== Given data ==
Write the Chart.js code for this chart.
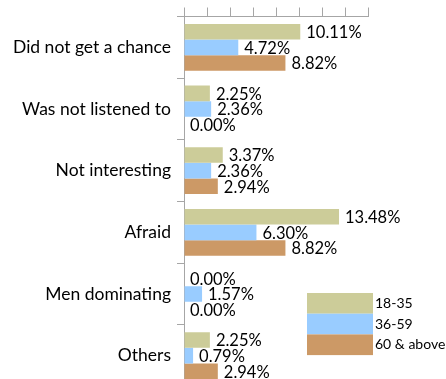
<!DOCTYPE html>
<html>
<head>
<meta charset="utf-8">
<script src="https://cdn.jsdelivr.net/npm/chart.js@4.4.1/dist/chart.umd.min.js"></script>
<style>
  html, body { margin: 0; padding: 0; background: #fff; overflow: hidden; }
  #wrap { position: absolute; left: 0; top: 0; width: 446px; height: 403px; }
</style>
</head>
<body>
<div id="wrap"><canvas id="c" width="446" height="403"></canvas></div>
<script>
// Reasons for not taking part, by age group (percent)
const categories = ["Did not get a chance", "Was not listened to", "Not interesting", "Afraid", "Men dominating", "Others"];
const seriesNames = ["18-35", "36-59", "60 & above"];
const age18to35 = [10.11, 2.25, 3.37, 13.48, 0.00, 2.25];
const age36to59 = [4.72, 2.36, 2.36, 6.30, 1.57, 0.79];
const age60plus = [8.82, 0.00, 2.94, 8.82, 0.00, 2.94];
const seriesColors = ["#CCCC99", "#99CCFF", "#CC9966"];

const AXIS = "#A6A6A6";
const FONT = "Lato";

// Value labels to the right of each bar
const valueLabels = {
  id: "valueLabels",
  afterDatasetsDraw(chart) {
    const ctx = chart.ctx;
    ctx.save();
    ctx.font = "16.5px " + FONT;
    ctx.fillStyle = "#000";
    ctx.textAlign = "left";
    ctx.textBaseline = "middle";
    chart.data.datasets.forEach((ds, i) => {
      chart.getDatasetMeta(i).data.forEach((bar, j) => {
        ctx.fillText(ds.data[j].toFixed(2) + "%", bar.x + 6, bar.y + 1);
      });
    });
    ctx.restore();
  }
};

// Stacked colour-block legend inside the plot area
const blockLegend = {
  id: "blockLegend",
  afterDraw(chart, args, opts) {
    const ctx = chart.ctx;
    ctx.save();
    ctx.font = "14px " + FONT;
    ctx.textBaseline = "middle";
    chart.data.datasets.forEach((ds, i) => {
      const y = opts.top + i * opts.rowH;
      ctx.fillStyle = ds.backgroundColor;
      ctx.fillRect(opts.left, y, opts.boxW, opts.rowH);
      ctx.fillStyle = "#000";
      ctx.fillText(ds.label, opts.left + opts.boxW + 2, y + opts.rowH / 2);
    });
    ctx.restore();
  }
};

new Chart(document.getElementById("c"), {
  type: "bar",
  data: {
    labels: categories,
    datasets: [
      { label: seriesNames[0], data: age18to35, backgroundColor: seriesColors[0] },
      { label: seriesNames[1], data: age36to59, backgroundColor: seriesColors[1] },
      { label: seriesNames[2], data: age60plus, backgroundColor: seriesColors[2] }
    ]
  },
  options: {
    indexAxis: "y",
    responsive: false,
    animation: false,
    events: [],
    categoryPercentage: 0.76,
    barPercentage: 1.0,
    layout: { padding: { left: 0, right: 78, top: 0, bottom: 1 } },
    scales: {
      x: {
        position: "top",
        min: 0,
        max: 16,
        ticks: { display: false, stepSize: 2 },
        grid: { drawOnChartArea: false, color: AXIS, tickLength: 9 },
        border: { display: true, color: AXIS },
        afterFit(scale) { scale.height = 15; }
      },
      y: {
        ticks: { color: "#000", font: { family: FONT, size: 17.5 }, padding: 6 },
        grid: { drawOnChartArea: false, color: AXIS, tickLength: 7, offset: true },
        border: { display: true, color: AXIS },
        afterFit(scale) { scale.width = 184; }
      }
    },
    plugins: {
      legend: { display: false },
      tooltip: { enabled: false },
      blockLegend: { left: 307, top: 293, boxW: 66, rowH: 20.7 }
    }
  },
  plugins: [valueLabels, blockLegend]
});
</script>
</body>
</html>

== Objective ==
Output the lines above in full and exactly as given, omitting any pictures.

== Solution to this problem ==
Write the Chart.js code for this chart.
<!DOCTYPE html>
<html>
<head>
<meta charset="utf-8">
<script src="https://cdn.jsdelivr.net/npm/chart.js@4.4.1/dist/chart.umd.min.js"></script>
<style>
  html, body { margin: 0; padding: 0; background: #fff; overflow: hidden; }
  #wrap { position: absolute; left: 0; top: 0; width: 446px; height: 403px; }
</style>
</head>
<body>
<div id="wrap"><canvas id="c" width="446" height="403"></canvas></div>
<script>
// Reasons for not taking part, by age group (percent)
const categories = ["Did not get a chance", "Was not listened to", "Not interesting", "Afraid", "Men dominating", "Others"];
const seriesNames = ["18-35", "36-59", "60 & above"];
const age18to35 = [10.11, 2.25, 3.37, 13.48, 0.00, 2.25];
const age36to59 = [4.72, 2.36, 2.36, 6.30, 1.57, 0.79];
const age60plus = [8.82, 0.00, 2.94, 8.82, 0.00, 2.94];
const seriesColors = ["#CCCC99", "#99CCFF", "#CC9966"];

const AXIS = "#A6A6A6";
const FONT = "Lato";

// Value labels to the right of each bar
const valueLabels = {
  id: "valueLabels",
  afterDatasetsDraw(chart) {
    const ctx = chart.ctx;
    ctx.save();
    ctx.font = "16.5px " + FONT;
    ctx.fillStyle = "#000";
    ctx.textAlign = "left";
    ctx.textBaseline = "middle";
    chart.data.datasets.forEach((ds, i) => {
      chart.getDatasetMeta(i).data.forEach((bar, j) => {
        ctx.fillText(ds.data[j].toFixed(2) + "%", bar.x + 6, bar.y + 1);
      });
    });
    ctx.restore();
  }
};

// Stacked colour-block legend inside the plot area
const blockLegend = {
  id: "blockLegend",
  afterDraw(chart, args, opts) {
    const ctx = chart.ctx;
    ctx.save();
    ctx.font = "14px " + FONT;
    ctx.textBaseline = "middle";
    chart.data.datasets.forEach((ds, i) => {
      const y = opts.top + i * opts.rowH;
      ctx.fillStyle = ds.backgroundColor;
      ctx.fillRect(opts.left, y, opts.boxW, opts.rowH);
      ctx.fillStyle = "#000";
      ctx.fillText(ds.label, opts.left + opts.boxW + 2, y + opts.rowH / 2);
    });
    ctx.restore();
  }
};

new Chart(document.getElementById("c"), {
  type: "bar",
  data: {
    labels: categories,
    datasets: [
      { label: seriesNames[0], data: age18to35, backgroundColor: seriesColors[0] },
      { label: seriesNames[1], data: age36to59, backgroundColor: seriesColors[1] },
      { label: seriesNames[2], data: age60plus, backgroundColor: seriesColors[2] }
    ]
  },
  options: {
    indexAxis: "y",
    responsive: false,
    animation: false,
    events: [],
    categoryPercentage: 0.76,
    barPercentage: 1.0,
    layout: { padding: { left: 0, right: 78, top: 0, bottom: 1 } },
    scales: {
      x: {
        position: "top",
        min: 0,
        max: 16,
        ticks: { display: false, stepSize: 2 },
        grid: { drawOnChartArea: false, color: AXIS, tickLength: 9 },
        border: { display: true, color: AXIS },
        afterFit(scale) { scale.height = 15; }
      },
      y: {
        ticks: { color: "#000", font: { family: FONT, size: 17.5 }, padding: 6 },
        grid: { drawOnChartArea: false, color: AXIS, tickLength: 7, offset: true },
        border: { display: true, color: AXIS },
        afterFit(scale) { scale.width = 184; }
      }
    },
    plugins: {
      legend: { display: false },
      tooltip: { enabled: false },
      blockLegend: { left: 307, top: 293, boxW: 66, rowH: 20.7 }
    }
  },
  plugins: [valueLabels, blockLegend]
});
</script>
</body>
</html>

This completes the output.